What you need to do - From the first line of the data down to and including the line with "import * as", copy everything exactly, leaving out pictures.

Data -
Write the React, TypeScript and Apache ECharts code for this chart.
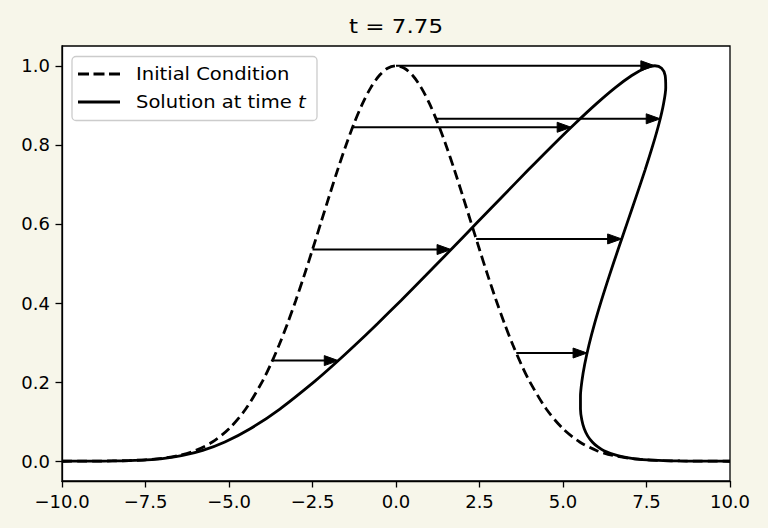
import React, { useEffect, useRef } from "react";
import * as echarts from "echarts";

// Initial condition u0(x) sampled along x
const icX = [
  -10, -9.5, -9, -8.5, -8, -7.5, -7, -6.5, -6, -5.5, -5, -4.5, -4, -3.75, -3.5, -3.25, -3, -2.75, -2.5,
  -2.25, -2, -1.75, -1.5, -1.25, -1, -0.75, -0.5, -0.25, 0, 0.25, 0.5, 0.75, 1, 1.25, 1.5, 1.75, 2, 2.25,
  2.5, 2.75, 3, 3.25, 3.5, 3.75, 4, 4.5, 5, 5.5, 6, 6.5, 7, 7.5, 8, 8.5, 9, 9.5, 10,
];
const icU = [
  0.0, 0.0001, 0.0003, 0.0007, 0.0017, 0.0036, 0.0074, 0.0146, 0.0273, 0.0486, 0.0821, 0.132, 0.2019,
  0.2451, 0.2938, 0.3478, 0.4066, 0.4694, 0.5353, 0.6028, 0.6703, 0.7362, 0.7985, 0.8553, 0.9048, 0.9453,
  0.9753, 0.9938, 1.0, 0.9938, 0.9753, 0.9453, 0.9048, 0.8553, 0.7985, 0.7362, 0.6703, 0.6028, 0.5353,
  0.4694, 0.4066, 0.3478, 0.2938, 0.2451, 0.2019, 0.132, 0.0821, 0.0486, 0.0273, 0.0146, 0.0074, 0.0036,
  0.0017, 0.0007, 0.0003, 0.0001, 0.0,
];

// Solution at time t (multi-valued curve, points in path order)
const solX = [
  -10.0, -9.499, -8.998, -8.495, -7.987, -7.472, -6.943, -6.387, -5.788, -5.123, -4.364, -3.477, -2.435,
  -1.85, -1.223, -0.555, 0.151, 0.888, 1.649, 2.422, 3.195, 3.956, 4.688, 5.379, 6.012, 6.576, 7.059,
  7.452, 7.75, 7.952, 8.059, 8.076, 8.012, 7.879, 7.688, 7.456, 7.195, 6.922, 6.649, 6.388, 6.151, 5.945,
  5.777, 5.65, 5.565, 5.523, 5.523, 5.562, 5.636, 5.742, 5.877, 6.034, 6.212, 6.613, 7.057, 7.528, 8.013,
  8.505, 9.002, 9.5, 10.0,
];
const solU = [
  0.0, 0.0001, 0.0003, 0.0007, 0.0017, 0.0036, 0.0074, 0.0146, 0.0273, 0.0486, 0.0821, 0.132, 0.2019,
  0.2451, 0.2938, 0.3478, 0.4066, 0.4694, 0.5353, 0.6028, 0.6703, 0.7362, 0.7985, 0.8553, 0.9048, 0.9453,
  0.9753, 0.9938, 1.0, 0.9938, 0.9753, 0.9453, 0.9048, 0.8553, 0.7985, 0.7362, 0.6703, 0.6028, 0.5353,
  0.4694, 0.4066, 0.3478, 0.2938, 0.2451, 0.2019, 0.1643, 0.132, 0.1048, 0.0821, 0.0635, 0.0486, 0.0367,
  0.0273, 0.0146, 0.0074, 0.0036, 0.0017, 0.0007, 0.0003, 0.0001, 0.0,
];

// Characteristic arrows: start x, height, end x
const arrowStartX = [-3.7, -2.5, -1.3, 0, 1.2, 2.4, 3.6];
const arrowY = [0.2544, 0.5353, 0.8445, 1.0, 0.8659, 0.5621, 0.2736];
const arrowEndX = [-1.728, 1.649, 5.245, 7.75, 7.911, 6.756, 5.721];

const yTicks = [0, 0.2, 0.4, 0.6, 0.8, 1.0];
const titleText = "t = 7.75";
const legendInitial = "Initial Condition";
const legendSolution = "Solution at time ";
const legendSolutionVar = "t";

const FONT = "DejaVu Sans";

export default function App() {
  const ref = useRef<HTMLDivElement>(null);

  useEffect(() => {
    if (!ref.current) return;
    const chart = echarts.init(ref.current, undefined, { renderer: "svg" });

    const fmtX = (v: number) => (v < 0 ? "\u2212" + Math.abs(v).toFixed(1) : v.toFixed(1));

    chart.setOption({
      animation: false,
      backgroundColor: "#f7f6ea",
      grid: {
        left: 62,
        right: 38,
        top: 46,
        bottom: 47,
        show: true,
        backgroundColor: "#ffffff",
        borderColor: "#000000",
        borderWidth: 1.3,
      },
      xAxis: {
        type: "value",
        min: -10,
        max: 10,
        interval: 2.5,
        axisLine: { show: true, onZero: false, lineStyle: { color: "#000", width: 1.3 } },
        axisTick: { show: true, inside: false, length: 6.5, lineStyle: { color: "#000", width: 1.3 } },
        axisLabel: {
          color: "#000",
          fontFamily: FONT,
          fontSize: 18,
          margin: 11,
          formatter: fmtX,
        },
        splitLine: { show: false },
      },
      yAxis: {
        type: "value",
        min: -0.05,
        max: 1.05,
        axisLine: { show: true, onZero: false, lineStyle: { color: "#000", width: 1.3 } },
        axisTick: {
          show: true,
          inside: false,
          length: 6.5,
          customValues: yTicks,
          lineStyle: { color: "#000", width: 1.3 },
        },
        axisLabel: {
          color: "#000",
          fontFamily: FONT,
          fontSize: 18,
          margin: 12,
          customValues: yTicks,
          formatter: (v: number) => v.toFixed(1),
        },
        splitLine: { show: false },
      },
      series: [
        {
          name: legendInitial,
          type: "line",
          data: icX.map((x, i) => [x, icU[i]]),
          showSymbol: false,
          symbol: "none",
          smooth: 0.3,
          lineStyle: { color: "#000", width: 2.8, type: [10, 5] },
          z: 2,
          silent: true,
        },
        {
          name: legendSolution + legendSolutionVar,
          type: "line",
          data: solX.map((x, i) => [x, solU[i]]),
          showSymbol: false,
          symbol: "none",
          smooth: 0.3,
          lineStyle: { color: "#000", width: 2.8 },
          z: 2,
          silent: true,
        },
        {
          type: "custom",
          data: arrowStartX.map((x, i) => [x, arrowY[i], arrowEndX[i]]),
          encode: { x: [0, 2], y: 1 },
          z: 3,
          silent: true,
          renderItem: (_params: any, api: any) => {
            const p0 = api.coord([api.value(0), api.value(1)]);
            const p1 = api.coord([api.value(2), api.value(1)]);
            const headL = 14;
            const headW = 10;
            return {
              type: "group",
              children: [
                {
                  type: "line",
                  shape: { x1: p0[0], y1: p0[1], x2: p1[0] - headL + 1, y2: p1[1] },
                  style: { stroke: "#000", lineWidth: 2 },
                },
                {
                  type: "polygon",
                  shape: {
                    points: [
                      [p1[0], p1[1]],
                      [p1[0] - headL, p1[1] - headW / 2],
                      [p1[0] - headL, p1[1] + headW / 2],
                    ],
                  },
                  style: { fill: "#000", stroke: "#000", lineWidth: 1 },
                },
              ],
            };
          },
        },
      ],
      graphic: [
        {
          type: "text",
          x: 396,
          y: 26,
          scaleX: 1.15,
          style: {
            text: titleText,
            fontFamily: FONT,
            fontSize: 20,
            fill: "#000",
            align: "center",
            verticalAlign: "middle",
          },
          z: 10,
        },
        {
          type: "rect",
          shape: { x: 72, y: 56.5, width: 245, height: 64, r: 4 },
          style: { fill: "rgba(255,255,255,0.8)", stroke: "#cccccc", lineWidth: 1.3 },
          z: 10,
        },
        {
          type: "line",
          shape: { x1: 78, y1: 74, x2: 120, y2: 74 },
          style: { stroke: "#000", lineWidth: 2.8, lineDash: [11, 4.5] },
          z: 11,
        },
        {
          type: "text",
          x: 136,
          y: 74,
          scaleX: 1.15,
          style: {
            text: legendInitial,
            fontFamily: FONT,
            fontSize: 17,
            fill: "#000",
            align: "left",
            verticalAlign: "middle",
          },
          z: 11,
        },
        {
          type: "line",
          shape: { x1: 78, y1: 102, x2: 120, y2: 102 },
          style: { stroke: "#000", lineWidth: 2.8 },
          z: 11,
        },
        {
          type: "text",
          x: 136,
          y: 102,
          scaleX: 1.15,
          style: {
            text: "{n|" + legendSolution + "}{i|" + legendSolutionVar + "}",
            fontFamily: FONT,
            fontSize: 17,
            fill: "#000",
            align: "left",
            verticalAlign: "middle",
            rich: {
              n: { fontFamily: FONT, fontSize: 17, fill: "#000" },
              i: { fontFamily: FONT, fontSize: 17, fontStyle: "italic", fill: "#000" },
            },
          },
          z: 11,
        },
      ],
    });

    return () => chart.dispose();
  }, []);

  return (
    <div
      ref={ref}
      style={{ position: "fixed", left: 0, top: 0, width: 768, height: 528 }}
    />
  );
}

Problem solution -
Write the React, TypeScript and Apache ECharts code for this chart.
import React, { useEffect, useRef } from "react";
import * as echarts from "echarts";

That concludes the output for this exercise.